## start

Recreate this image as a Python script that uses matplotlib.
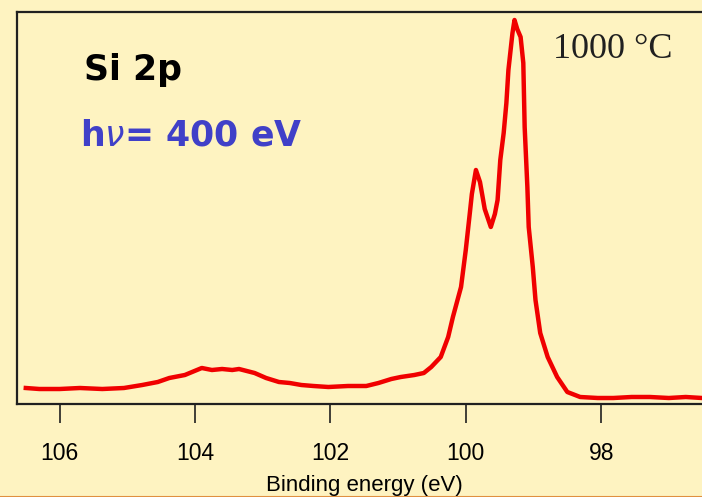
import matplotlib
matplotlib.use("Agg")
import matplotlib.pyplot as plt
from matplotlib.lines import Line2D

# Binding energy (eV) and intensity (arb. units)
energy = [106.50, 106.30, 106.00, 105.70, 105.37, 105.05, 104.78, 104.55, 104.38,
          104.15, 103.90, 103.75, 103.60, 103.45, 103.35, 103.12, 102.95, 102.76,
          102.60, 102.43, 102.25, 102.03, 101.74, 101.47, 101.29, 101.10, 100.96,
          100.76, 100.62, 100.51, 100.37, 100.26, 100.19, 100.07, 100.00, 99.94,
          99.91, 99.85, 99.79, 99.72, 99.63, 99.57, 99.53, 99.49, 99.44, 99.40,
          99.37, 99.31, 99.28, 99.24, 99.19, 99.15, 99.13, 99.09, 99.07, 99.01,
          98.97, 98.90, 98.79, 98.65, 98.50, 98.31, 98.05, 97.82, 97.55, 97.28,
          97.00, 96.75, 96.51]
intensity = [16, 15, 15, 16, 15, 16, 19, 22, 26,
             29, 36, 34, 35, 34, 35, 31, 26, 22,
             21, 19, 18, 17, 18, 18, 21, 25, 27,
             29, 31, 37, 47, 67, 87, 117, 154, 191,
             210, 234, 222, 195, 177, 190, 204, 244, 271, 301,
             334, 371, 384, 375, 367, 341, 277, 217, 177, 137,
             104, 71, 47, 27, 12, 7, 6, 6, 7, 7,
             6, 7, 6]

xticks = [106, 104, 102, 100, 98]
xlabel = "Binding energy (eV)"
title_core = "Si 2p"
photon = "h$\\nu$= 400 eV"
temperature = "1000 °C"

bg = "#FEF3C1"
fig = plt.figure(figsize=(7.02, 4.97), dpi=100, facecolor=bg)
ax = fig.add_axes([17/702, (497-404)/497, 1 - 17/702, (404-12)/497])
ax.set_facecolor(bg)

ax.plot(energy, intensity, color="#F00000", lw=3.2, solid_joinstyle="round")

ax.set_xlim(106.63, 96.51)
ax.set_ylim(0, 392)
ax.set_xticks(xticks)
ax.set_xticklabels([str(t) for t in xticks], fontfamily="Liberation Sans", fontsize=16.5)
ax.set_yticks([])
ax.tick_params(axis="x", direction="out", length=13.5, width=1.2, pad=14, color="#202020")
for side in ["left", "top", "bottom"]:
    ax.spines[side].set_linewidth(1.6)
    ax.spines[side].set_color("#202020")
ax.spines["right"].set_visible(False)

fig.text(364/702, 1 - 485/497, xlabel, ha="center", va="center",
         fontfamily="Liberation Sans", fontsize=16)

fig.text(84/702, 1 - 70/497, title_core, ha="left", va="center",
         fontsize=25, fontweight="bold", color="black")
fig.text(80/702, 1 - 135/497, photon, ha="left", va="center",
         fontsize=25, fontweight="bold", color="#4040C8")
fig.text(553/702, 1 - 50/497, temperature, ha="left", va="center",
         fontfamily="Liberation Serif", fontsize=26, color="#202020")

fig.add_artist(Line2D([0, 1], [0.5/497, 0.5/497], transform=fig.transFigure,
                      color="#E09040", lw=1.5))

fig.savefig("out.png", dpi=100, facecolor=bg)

## end
## start

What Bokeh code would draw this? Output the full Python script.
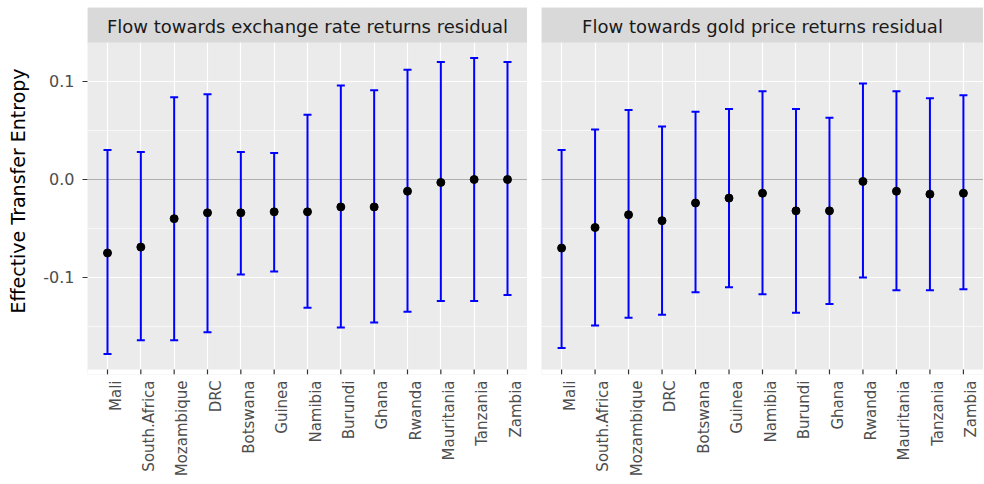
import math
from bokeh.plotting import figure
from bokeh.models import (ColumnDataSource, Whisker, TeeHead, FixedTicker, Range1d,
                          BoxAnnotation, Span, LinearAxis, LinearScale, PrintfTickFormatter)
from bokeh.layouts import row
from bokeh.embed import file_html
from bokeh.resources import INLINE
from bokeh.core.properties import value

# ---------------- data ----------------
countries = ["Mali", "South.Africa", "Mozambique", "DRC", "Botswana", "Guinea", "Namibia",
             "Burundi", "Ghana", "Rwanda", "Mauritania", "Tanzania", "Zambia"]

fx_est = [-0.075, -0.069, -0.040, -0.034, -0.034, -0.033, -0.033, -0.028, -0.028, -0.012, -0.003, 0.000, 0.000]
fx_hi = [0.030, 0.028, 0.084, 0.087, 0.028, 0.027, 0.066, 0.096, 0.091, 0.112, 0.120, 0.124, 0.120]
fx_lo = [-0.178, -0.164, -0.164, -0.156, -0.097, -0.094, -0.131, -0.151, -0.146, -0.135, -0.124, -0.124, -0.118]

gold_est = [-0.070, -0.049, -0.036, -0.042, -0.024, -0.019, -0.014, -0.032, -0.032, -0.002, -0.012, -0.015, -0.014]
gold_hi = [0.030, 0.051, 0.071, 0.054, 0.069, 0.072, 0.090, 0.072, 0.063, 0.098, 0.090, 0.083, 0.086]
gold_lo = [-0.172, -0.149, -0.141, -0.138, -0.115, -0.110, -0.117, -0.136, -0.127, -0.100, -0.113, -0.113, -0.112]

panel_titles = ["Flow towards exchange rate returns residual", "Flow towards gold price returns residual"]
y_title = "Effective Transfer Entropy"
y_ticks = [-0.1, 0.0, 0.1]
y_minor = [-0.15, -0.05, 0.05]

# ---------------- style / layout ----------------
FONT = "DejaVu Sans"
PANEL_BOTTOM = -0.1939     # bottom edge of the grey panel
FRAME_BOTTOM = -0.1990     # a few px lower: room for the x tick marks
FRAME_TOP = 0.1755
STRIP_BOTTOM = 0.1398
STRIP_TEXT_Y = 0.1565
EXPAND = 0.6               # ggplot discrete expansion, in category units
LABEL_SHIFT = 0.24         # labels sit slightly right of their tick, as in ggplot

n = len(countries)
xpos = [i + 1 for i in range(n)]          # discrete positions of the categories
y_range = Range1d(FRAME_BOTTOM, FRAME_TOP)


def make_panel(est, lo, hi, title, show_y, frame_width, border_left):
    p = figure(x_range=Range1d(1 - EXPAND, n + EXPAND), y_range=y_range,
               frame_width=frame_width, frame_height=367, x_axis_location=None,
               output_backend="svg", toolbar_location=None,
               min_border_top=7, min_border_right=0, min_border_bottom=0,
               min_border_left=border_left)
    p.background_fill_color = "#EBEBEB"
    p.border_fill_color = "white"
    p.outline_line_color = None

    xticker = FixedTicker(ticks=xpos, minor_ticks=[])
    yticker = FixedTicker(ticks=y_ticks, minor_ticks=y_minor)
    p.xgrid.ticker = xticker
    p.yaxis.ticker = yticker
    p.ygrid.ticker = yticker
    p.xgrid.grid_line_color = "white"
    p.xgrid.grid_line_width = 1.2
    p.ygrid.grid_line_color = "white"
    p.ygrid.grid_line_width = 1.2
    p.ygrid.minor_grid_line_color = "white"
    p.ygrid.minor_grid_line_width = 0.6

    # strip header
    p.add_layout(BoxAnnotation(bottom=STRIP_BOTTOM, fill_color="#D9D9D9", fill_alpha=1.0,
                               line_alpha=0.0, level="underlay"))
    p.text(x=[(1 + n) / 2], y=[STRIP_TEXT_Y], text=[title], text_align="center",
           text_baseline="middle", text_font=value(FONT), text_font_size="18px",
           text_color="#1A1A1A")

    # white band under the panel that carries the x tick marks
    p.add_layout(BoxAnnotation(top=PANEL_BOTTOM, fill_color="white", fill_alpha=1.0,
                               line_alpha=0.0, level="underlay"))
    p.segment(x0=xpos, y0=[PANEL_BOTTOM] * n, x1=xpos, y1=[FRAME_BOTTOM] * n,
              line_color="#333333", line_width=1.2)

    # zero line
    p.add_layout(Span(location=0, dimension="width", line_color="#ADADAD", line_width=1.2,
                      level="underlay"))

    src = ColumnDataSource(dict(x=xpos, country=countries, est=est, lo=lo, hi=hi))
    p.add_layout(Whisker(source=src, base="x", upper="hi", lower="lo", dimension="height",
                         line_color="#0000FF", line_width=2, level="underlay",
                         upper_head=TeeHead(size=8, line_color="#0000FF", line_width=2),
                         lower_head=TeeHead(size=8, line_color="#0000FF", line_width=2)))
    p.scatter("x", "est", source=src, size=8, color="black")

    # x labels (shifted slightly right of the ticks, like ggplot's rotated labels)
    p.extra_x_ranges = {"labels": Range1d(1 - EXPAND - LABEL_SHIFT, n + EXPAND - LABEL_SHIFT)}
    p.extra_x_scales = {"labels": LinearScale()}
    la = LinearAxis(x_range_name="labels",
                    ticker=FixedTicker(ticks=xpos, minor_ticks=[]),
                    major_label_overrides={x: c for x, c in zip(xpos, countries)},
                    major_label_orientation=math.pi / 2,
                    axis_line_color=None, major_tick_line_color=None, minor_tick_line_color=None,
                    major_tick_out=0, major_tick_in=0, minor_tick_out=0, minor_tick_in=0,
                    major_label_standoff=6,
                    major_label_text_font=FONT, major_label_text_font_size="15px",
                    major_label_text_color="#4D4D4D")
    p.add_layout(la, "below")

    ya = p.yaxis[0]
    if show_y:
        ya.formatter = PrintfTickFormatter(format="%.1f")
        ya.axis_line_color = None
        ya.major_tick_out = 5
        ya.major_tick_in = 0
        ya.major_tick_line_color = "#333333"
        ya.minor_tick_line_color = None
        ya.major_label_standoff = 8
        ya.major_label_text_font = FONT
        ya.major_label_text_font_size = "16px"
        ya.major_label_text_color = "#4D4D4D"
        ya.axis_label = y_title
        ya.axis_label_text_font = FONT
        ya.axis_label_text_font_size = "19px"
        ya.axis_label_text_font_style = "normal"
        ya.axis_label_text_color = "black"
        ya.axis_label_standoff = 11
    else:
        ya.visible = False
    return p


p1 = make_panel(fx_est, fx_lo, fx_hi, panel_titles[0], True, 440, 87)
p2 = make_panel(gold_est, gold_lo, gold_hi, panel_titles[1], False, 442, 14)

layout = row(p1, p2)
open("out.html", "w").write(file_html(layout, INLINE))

## end
## start

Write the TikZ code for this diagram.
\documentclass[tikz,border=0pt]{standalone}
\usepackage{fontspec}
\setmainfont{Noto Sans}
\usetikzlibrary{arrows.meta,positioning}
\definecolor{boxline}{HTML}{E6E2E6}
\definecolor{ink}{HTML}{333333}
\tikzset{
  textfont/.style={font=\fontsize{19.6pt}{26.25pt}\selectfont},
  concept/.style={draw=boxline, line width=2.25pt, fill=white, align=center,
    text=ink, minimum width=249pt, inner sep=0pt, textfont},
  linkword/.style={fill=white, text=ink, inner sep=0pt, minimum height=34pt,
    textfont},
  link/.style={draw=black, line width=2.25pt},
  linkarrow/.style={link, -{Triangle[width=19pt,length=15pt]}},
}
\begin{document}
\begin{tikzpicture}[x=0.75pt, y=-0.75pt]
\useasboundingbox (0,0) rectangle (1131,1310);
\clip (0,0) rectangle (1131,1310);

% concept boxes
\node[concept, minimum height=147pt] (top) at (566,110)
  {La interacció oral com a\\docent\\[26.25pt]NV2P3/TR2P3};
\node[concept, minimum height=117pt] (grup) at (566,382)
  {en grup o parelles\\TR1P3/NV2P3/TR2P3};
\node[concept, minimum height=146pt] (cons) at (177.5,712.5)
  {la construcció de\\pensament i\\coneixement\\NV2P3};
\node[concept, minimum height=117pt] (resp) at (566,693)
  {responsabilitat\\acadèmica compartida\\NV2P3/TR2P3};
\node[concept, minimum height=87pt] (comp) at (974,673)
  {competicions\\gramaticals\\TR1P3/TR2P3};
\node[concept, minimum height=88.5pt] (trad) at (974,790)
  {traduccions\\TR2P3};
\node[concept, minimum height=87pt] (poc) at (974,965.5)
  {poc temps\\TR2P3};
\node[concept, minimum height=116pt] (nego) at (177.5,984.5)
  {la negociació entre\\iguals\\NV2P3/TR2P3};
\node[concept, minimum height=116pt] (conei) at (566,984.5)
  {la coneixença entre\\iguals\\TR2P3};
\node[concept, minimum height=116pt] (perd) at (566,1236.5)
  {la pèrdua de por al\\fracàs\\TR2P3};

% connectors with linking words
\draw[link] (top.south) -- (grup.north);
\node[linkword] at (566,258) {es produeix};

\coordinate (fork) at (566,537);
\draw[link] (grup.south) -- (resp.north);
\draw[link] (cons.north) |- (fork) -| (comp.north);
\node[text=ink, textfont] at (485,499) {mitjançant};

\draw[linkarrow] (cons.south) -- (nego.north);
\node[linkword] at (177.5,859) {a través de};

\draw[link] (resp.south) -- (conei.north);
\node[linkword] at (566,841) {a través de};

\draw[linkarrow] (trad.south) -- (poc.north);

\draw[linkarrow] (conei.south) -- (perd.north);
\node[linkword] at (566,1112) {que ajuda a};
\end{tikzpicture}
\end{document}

## end

**WHAT YOU WILL DO**
Go through the listing above and locate each line that holds the word "Python". Copy those lines.

**RESULT OF THE TASK**
Recreate this image as a Python script that uses matplotlib.
What Bokeh code would draw this? Output the full Python script.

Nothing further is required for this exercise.